• _Task brief_
Every line of the listing must be reproduced as it stands. Leave the images behind.

════════════════

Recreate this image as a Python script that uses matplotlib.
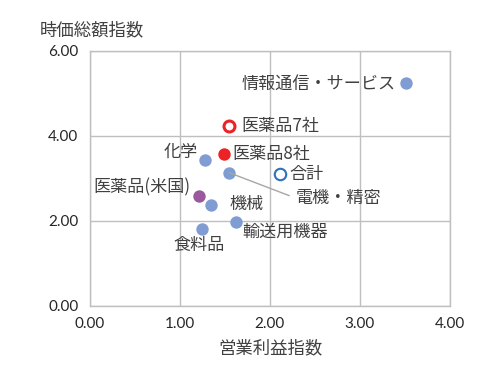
import matplotlib
matplotlib.use("Agg")
import matplotlib.pyplot as plt

plt.rcParams['font.family'] = ['Noto Sans CJK JP', 'DejaVu Sans']

names = ["情報通信・サービス", "医薬品7社", "医薬品8社", "化学", "電機・精密", "合計",
         "医薬品(米国)", "機械", "輸送用機器", "食料品"]
op_index = [3.51, 1.55, 1.49, 1.28, 1.55, 2.11, 1.21, 1.35, 1.63, 1.25]
mc_index = [5.23, 4.24, 3.57, 3.42, 3.13, 3.10, 2.58, 2.36, 1.98, 1.81]

x_ticks = [0, 1, 2, 3, 4]
y_ticks = [0, 2, 4, 6]

BLUE = "#7F9DD3"
RED = "#EC2227"
PURPLE = "#9C589F"
HOLLOW_BLUE = "#2C72B8"
styles = {
    "医薬品7社": dict(facecolor="white", edgecolor=RED, linewidth=2.2, s=62),
    "医薬品8社": dict(facecolor=RED, edgecolor=RED, linewidth=0, s=80),
    "合計": dict(facecolor="white", edgecolor=HOLLOW_BLUE, linewidth=1.5, s=68),
    "医薬品(米国)": dict(facecolor=PURPLE, edgecolor=PURPLE, linewidth=0, s=80),
}

fig = plt.figure(figsize=(5.0, 3.8), dpi=100)
ax = fig.add_axes([0.179, 0.1955, 0.721, 0.671])

for n, x, y in zip(names, op_index, mc_index):
    st = styles.get(n, dict(facecolor=BLUE, edgecolor=BLUE, linewidth=0, s=80))
    ax.scatter([x], [y], zorder=3, **st)

label_pos = {
    "情報通信・サービス": (-7, 0, "right"),
    "医薬品7社": (9, 0, "left"),
    "医薬品8社": (6, 0, "left"),
    "化学": (-5, 6, "right"),
    "合計": (7, 0, "left"),
    "医薬品(米国)": (-6, 6, "right"),
    "機械": (13, 1, "left"),
    "輸送用機器": (4, -7, "left"),
    "食料品": (-2, -12, "center"),
}
LFS = 12.3
for n, x, y in zip(names, op_index, mc_index):
    if n in label_pos:
        dx, dy, ha = label_pos[n]
        ax.annotate(n, (x, y), xytext=(dx, dy), textcoords="offset points",
                    ha=ha, va="center", fontsize=LFS, color="#404040", zorder=4)
    else:
        ax.annotate(n, (x, y), xytext=(2.29, 2.53), textcoords="data",
                    ha="left", va="center", fontsize=LFS, color="#404040",
                    arrowprops=dict(arrowstyle="-", color="#A6A6A6", lw=1,
                                    shrinkA=3, shrinkB=0, relpos=(0, 0.5)),
                    zorder=4)

ax.set_xlim(0, 4)
ax.set_ylim(0, 6)
ax.set_xticks(x_ticks)
ax.set_yticks(y_ticks)
ax.set_xticklabels([f"{v:.2f}" for v in x_ticks], fontfamily="Lato", fontsize=11, color="#262626")
ax.set_yticklabels([f"{v:.2f}" for v in y_ticks], fontfamily="Lato", fontsize=11, color="#262626")
ax.grid(True, color="#BFBFBF", linewidth=1)
ax.set_axisbelow(True)
for s in ax.spines.values():
    s.set_color("#BFBFBF")
    s.set_linewidth(1)
ax.tick_params(length=0, pad=8)

fig.text(40/500, 1 - 30/380, "時価総額指数", fontsize=12.5, color="#404040", ha="left", va="center")
fig.text(270/500, 1 - 348/380, "営業利益指数", fontsize=12.5, color="#404040", ha="center", va="center")

fig.savefig("out.png", dpi=100)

════════════════

• _Solution for this problem_
Recreate this image as a Python script that uses matplotlib.
import matplotlib
matplotlib.use("Agg")
import matplotlib.pyplot as plt

plt.rcParams['font.family'] = ['Noto Sans CJK JP', 'DejaVu Sans']

names = ["情報通信・サービス", "医薬品7社", "医薬品8社", "化学", "電機・精密", "合計",
         "医薬品(米国)", "機械", "輸送用機器", "食料品"]
op_index = [3.51, 1.55, 1.49, 1.28, 1.55, 2.11, 1.21, 1.35, 1.63, 1.25]
mc_index = [5.23, 4.24, 3.57, 3.42, 3.13, 3.10, 2.58, 2.36, 1.98, 1.81]

x_ticks = [0, 1, 2, 3, 4]
y_ticks = [0, 2, 4, 6]

BLUE = "#7F9DD3"
RED = "#EC2227"
PURPLE = "#9C589F"
HOLLOW_BLUE = "#2C72B8"
styles = {
    "医薬品7社": dict(facecolor="white", edgecolor=RED, linewidth=2.2, s=62),
    "医薬品8社": dict(facecolor=RED, edgecolor=RED, linewidth=0, s=80),
    "合計": dict(facecolor="white", edgecolor=HOLLOW_BLUE, linewidth=1.5, s=68),
    "医薬品(米国)": dict(facecolor=PURPLE, edgecolor=PURPLE, linewidth=0, s=80),
}

fig = plt.figure(figsize=(5.0, 3.8), dpi=100)
ax = fig.add_axes([0.179, 0.1955, 0.721, 0.671])

for n, x, y in zip(names, op_index, mc_index):
    st = styles.get(n, dict(facecolor=BLUE, edgecolor=BLUE, linewidth=0, s=80))
    ax.scatter([x], [y], zorder=3, **st)

label_pos = {
    "情報通信・サービス": (-7, 0, "right"),
    "医薬品7社": (9, 0, "left"),
    "医薬品8社": (6, 0, "left"),
    "化学": (-5, 6, "right"),
    "合計": (7, 0, "left"),
    "医薬品(米国)": (-6, 6, "right"),
    "機械": (13, 1, "left"),
    "輸送用機器": (4, -7, "left"),
    "食料品": (-2, -12, "center"),
}
LFS = 12.3
for n, x, y in zip(names, op_index, mc_index):
    if n in label_pos:
        dx, dy, ha = label_pos[n]
        ax.annotate(n, (x, y), xytext=(dx, dy), textcoords="offset points",
                    ha=ha, va="center", fontsize=LFS, color="#404040", zorder=4)
    else:
        ax.annotate(n, (x, y), xytext=(2.29, 2.53), textcoords="data",
                    ha="left", va="center", fontsize=LFS, color="#404040",
                    arrowprops=dict(arrowstyle="-", color="#A6A6A6", lw=1,
                                    shrinkA=3, shrinkB=0, relpos=(0, 0.5)),
                    zorder=4)

ax.set_xlim(0, 4)
ax.set_ylim(0, 6)
ax.set_xticks(x_ticks)
ax.set_yticks(y_ticks)
ax.set_xticklabels([f"{v:.2f}" for v in x_ticks], fontfamily="Lato", fontsize=11, color="#262626")
ax.set_yticklabels([f"{v:.2f}" for v in y_ticks], fontfamily="Lato", fontsize=11, color="#262626")
ax.grid(True, color="#BFBFBF", linewidth=1)
ax.set_axisbelow(True)
for s in ax.spines.values():
    s.set_color("#BFBFBF")
    s.set_linewidth(1)
ax.tick_params(length=0, pad=8)

fig.text(40/500, 1 - 30/380, "時価総額指数", fontsize=12.5, color="#404040", ha="left", va="center")
fig.text(270/500, 1 - 348/380, "営業利益指数", fontsize=12.5, color="#404040", ha="center", va="center")

fig.savefig("out.png", dpi=100)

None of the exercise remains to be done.